■ What the task requires
Begin with the first line below and retype each line exactly through the line containing "W, H = 2450, 872". Any pictures are to be left out.
--- START ---
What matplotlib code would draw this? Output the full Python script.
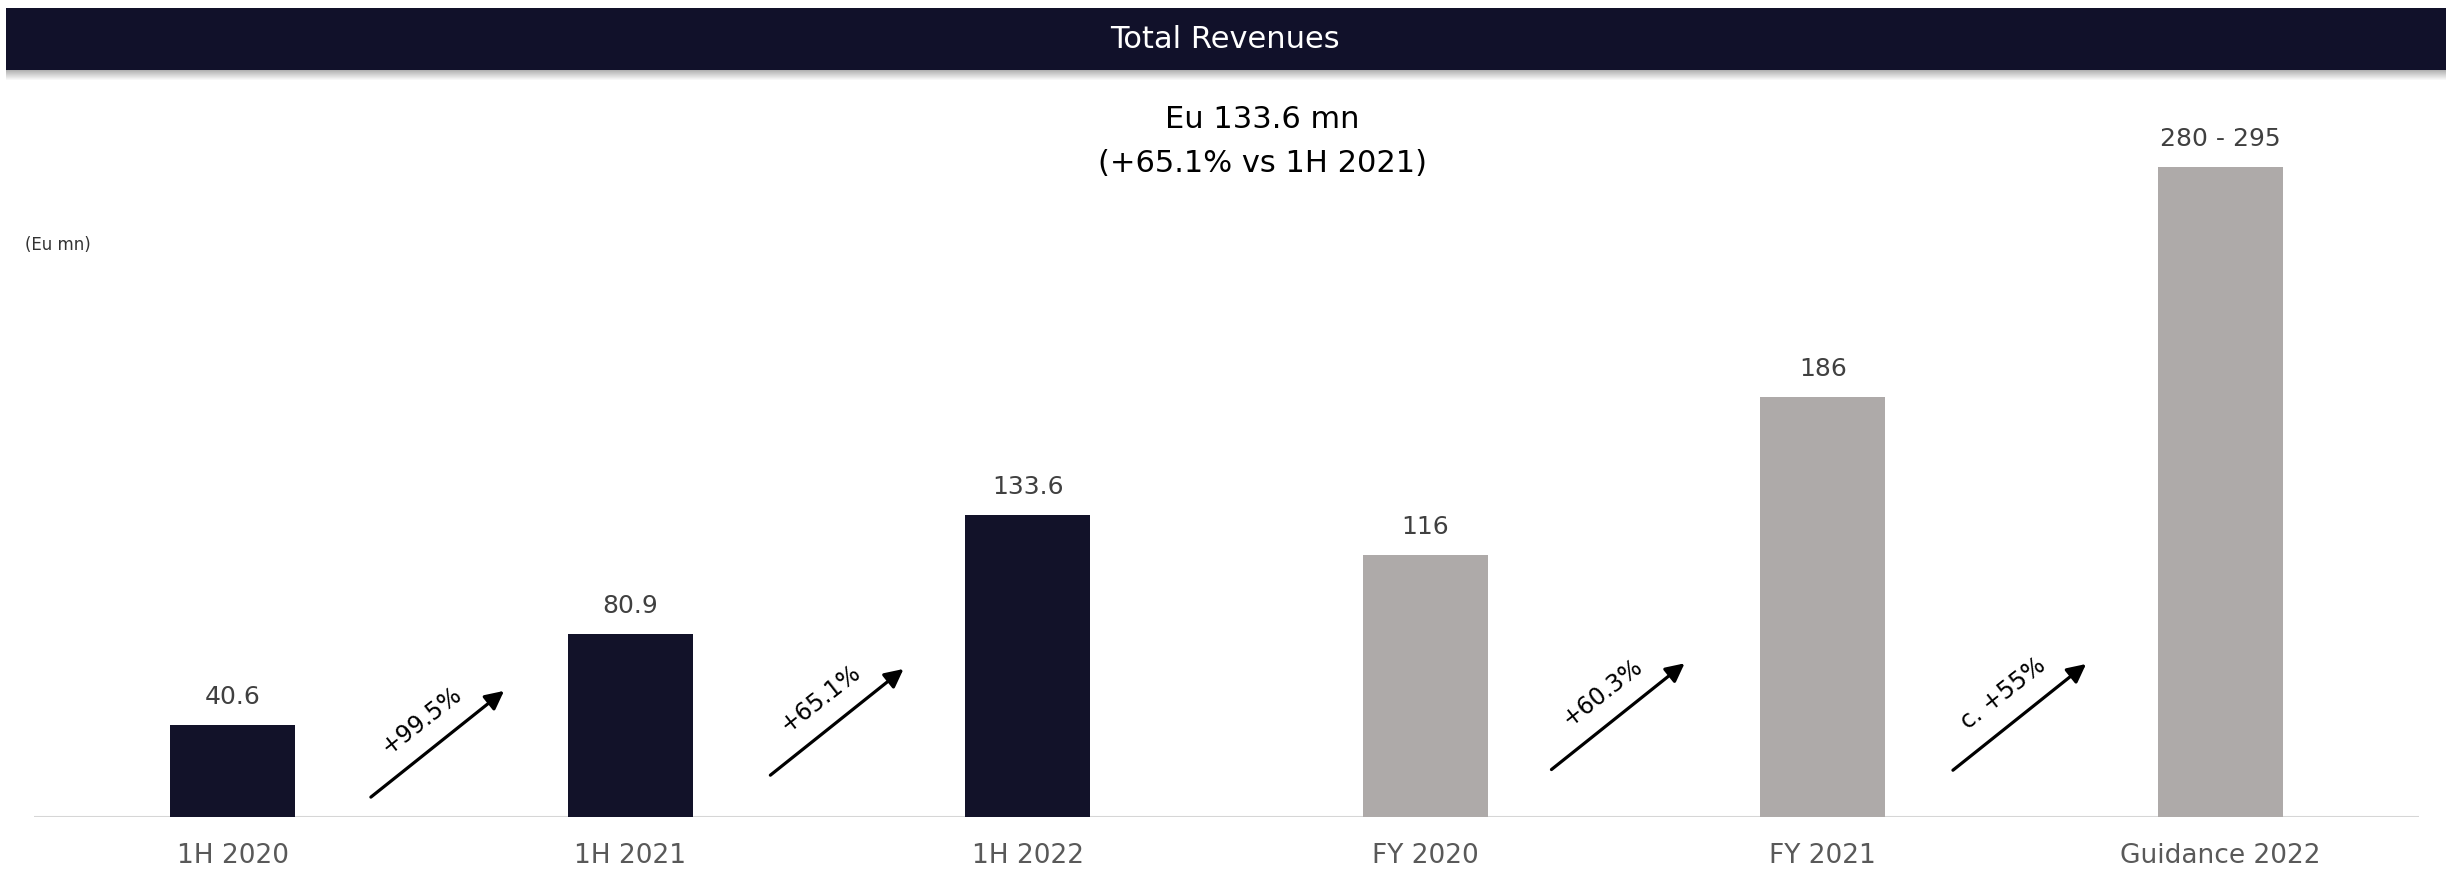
import matplotlib
matplotlib.use("Agg")
import matplotlib.pyplot as plt
from matplotlib.patches import Rectangle

# data
categories = ["1H 2020", "1H 2021", "1H 2022", "FY 2020", "FY 2021", "Guidance 2022"]
revenues = [40.6, 80.9, 133.6, 116, 186, 287.5]
value_labels = ["40.6", "80.9", "133.6", "116", "186", "280 - 295"]
is_half_year = [True, True, True, False, False, False]
growth_pairs = [(0, 1), (1, 2), (3, 4), (4, 5)]
growth_labels = ["+99.5%", "+65.1%", "+60.3%", "c. +55%"]

navy = "#121229"
grey = "#aeaaa9"

plt.rcParams['font.family'] = ['DejaVu Sans']

fig = plt.figure(figsize=(24.5, 8.72), dpi=100)
W, H = 2450, 872

# header band with a soft shadow underneath
for k in range(10):
    fig.patches.append(Rectangle((6 / W, (H - 71 - k) / H), 2440 / W, 1 / H,
                                 transform=fig.transFigure, color="#000000",
                                 alpha=0.30 * (1 - k / 10), lw=0, zorder=0))
fig.patches.append(Rectangle((6 / W, (H - 70) / H), 2440 / W, 62 / H,
                             transform=fig.transFigure, color="#11112a", lw=0, zorder=1))
fig.text(0.5, (H - 39) / H, "Total Revenues", color="white", fontsize=22,
         ha="center", va="center", zorder=2)

# main axes
px_per_unit = 2.26
base_y = 817
ax = fig.add_axes([34 / W, (H - base_y) / H, 2385 / W, 320 * px_per_unit / H])
ax.set_xlim(-0.5, 5.5)
ax.set_ylim(0, 320)
ax.patch.set_alpha(0)

x = list(range(len(categories)))
colors = [navy if h else grey for h in is_half_year]
bars = ax.bar(x, revenues, width=0.315, color=colors, zorder=2)

for xi, v, lab in zip(x, revenues, value_labels):
    ax.annotate(lab, (xi, v), xytext=(0, 20), textcoords="offset points",
                ha="center", va="center", fontsize=18, color="#404040")

ax.axhline(0, color="#d6d6d6", lw=2.2, zorder=1)

for s in ax.spines.values():
    s.set_visible(False)
ax.set_yticks([])
ax.set_xticks(x)
ax.set_xticklabels(categories, fontsize=19, color="#595959")
ax.tick_params(axis="x", length=0, pad=19)

# growth arrows between bars
arrow_mid_y = [32.3, 42.0, 44.5, 44.2]
arrow_shift = [0.015, 0.02, -0.015, -0.005]
half_dx, half_dy = 0.1675, 23.5
for (a, b), lab, my, sh in zip(growth_pairs, growth_labels, arrow_mid_y, arrow_shift):
    mx = (a + b) / 2 + sh
    ax.annotate("", xy=(mx + half_dx, my + half_dy), xytext=(mx - half_dx, my - half_dy),
                arrowprops=dict(arrowstyle="-|>", color="black", lw=2.3,
                                mutation_scale=28, shrinkA=0, shrinkB=0))
    ax.annotate(lab, (mx, my), xytext=(-16, 24), textcoords="offset pixels",
                rotation=38, rotation_mode="anchor", ha="center", va="center",
                fontsize=17, color="black")

# headline and unit note
fig.text(1262 / W, (H - 119) / H, "Eu 133.6 mn", fontsize=22, color="black",
         ha="center", va="center")
fig.text(1262 / W, (H - 164) / H, "(+65.1% vs 1H 2021)", fontsize=22, color="black",
         ha="center", va="center")
fig.text(25 / W, (H - 245) / H, "(Eu mn)", fontsize=12, color="#333333",
         ha="left", va="center")

fig.savefig("out.png", dpi=100)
--- END ---
■ Response to the exercise
What matplotlib code would draw this? Output the full Python script.
import matplotlib
matplotlib.use("Agg")
import matplotlib.pyplot as plt
from matplotlib.patches import Rectangle

# data
categories = ["1H 2020", "1H 2021", "1H 2022", "FY 2020", "FY 2021", "Guidance 2022"]
revenues = [40.6, 80.9, 133.6, 116, 186, 287.5]
value_labels = ["40.6", "80.9", "133.6", "116", "186", "280 - 295"]
is_half_year = [True, True, True, False, False, False]
growth_pairs = [(0, 1), (1, 2), (3, 4), (4, 5)]
growth_labels = ["+99.5%", "+65.1%", "+60.3%", "c. +55%"]

navy = "#121229"
grey = "#aeaaa9"

plt.rcParams['font.family'] = ['DejaVu Sans']

fig = plt.figure(figsize=(24.5, 8.72), dpi=100)
W, H = 2450, 872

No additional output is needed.